-------- SUPPLIED INFORMATION

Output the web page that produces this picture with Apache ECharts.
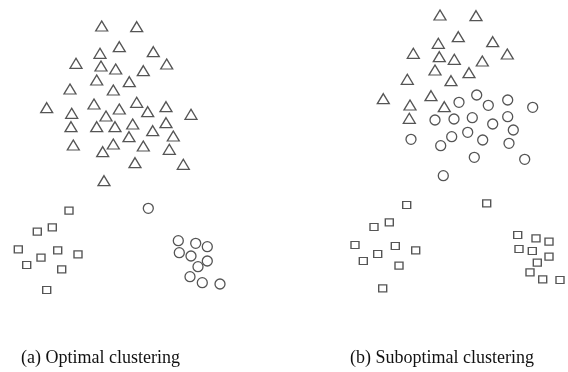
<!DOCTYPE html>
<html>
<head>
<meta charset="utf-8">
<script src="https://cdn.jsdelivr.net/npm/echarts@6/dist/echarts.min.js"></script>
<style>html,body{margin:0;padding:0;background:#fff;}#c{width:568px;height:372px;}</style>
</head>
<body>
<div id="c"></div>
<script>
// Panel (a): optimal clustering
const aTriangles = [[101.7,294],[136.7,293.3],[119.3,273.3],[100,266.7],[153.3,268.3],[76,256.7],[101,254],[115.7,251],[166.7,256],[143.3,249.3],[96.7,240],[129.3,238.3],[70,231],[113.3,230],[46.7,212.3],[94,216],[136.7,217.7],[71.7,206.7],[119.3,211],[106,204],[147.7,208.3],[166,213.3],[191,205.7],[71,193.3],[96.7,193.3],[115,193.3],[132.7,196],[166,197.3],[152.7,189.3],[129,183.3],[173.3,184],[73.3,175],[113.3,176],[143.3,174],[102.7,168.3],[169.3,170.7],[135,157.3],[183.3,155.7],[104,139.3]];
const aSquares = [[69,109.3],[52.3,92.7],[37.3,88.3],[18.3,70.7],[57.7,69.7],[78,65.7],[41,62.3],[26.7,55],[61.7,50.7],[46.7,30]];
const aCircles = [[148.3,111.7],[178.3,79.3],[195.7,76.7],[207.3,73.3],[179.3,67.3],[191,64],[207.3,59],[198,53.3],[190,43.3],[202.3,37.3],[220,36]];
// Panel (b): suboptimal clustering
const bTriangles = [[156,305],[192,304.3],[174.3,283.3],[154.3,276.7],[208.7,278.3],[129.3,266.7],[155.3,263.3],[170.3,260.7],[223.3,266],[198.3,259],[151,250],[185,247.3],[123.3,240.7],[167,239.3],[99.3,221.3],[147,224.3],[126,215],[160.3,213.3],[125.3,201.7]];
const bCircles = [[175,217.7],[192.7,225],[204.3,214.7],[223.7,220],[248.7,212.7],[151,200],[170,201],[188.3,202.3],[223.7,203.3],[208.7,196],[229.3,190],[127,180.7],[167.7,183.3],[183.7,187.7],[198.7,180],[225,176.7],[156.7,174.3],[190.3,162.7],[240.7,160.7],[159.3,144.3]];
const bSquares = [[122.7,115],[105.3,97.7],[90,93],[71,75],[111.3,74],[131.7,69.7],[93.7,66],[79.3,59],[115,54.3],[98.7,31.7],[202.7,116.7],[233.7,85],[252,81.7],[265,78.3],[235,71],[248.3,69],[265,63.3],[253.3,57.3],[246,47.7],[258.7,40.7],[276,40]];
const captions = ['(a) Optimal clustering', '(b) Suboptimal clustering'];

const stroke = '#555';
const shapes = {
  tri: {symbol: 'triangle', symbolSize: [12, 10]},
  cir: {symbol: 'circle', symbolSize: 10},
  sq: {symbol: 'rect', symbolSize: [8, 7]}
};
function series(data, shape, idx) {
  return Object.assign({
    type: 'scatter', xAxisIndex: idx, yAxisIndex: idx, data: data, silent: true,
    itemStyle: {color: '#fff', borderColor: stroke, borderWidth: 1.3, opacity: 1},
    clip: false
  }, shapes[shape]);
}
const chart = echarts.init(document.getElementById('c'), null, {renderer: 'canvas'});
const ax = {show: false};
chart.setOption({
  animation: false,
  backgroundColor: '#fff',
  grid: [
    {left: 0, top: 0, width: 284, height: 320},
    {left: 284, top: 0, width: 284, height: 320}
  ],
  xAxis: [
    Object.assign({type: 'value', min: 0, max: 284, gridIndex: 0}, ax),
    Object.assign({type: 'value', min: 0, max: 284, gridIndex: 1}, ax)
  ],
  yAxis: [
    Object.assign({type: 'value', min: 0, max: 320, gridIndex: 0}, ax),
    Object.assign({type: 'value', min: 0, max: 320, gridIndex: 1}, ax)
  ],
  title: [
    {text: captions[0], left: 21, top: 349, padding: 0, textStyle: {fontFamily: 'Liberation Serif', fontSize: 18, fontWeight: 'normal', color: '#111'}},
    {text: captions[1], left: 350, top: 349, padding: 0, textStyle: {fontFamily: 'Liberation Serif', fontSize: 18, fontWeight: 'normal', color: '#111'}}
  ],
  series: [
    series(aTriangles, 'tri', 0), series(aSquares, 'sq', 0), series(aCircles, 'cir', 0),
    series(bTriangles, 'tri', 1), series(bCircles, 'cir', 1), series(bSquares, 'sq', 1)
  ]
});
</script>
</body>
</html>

----------------

GOAL: Please repeat exactly the data above from its first line to the line that contains "const captions = ['(a)", inclusive, and leave every picture out.

RESPONSE TO THE EXERCISE:
Output the web page that produces this picture with Apache ECharts.
<!DOCTYPE html>
<html>
<head>
<meta charset="utf-8">
<script src="https://cdn.jsdelivr.net/npm/echarts@6/dist/echarts.min.js"></script>
<style>html,body{margin:0;padding:0;background:#fff;}#c{width:568px;height:372px;}</style>
</head>
<body>
<div id="c"></div>
<script>
// Panel (a): optimal clustering
const aTriangles = [[101.7,294],[136.7,293.3],[119.3,273.3],[100,266.7],[153.3,268.3],[76,256.7],[101,254],[115.7,251],[166.7,256],[143.3,249.3],[96.7,240],[129.3,238.3],[70,231],[113.3,230],[46.7,212.3],[94,216],[136.7,217.7],[71.7,206.7],[119.3,211],[106,204],[147.7,208.3],[166,213.3],[191,205.7],[71,193.3],[96.7,193.3],[115,193.3],[132.7,196],[166,197.3],[152.7,189.3],[129,183.3],[173.3,184],[73.3,175],[113.3,176],[143.3,174],[102.7,168.3],[169.3,170.7],[135,157.3],[183.3,155.7],[104,139.3]];
const aSquares = [[69,109.3],[52.3,92.7],[37.3,88.3],[18.3,70.7],[57.7,69.7],[78,65.7],[41,62.3],[26.7,55],[61.7,50.7],[46.7,30]];
const aCircles = [[148.3,111.7],[178.3,79.3],[195.7,76.7],[207.3,73.3],[179.3,67.3],[191,64],[207.3,59],[198,53.3],[190,43.3],[202.3,37.3],[220,36]];
// Panel (b): suboptimal clustering
const bTriangles = [[156,305],[192,304.3],[174.3,283.3],[154.3,276.7],[208.7,278.3],[129.3,266.7],[155.3,263.3],[170.3,260.7],[223.3,266],[198.3,259],[151,250],[185,247.3],[123.3,240.7],[167,239.3],[99.3,221.3],[147,224.3],[126,215],[160.3,213.3],[125.3,201.7]];
const bCircles = [[175,217.7],[192.7,225],[204.3,214.7],[223.7,220],[248.7,212.7],[151,200],[170,201],[188.3,202.3],[223.7,203.3],[208.7,196],[229.3,190],[127,180.7],[167.7,183.3],[183.7,187.7],[198.7,180],[225,176.7],[156.7,174.3],[190.3,162.7],[240.7,160.7],[159.3,144.3]];
const bSquares = [[122.7,115],[105.3,97.7],[90,93],[71,75],[111.3,74],[131.7,69.7],[93.7,66],[79.3,59],[115,54.3],[98.7,31.7],[202.7,116.7],[233.7,85],[252,81.7],[265,78.3],[235,71],[248.3,69],[265,63.3],[253.3,57.3],[246,47.7],[258.7,40.7],[276,40]];
const captions = ['(a) Optimal clustering', '(b) Suboptimal clustering'];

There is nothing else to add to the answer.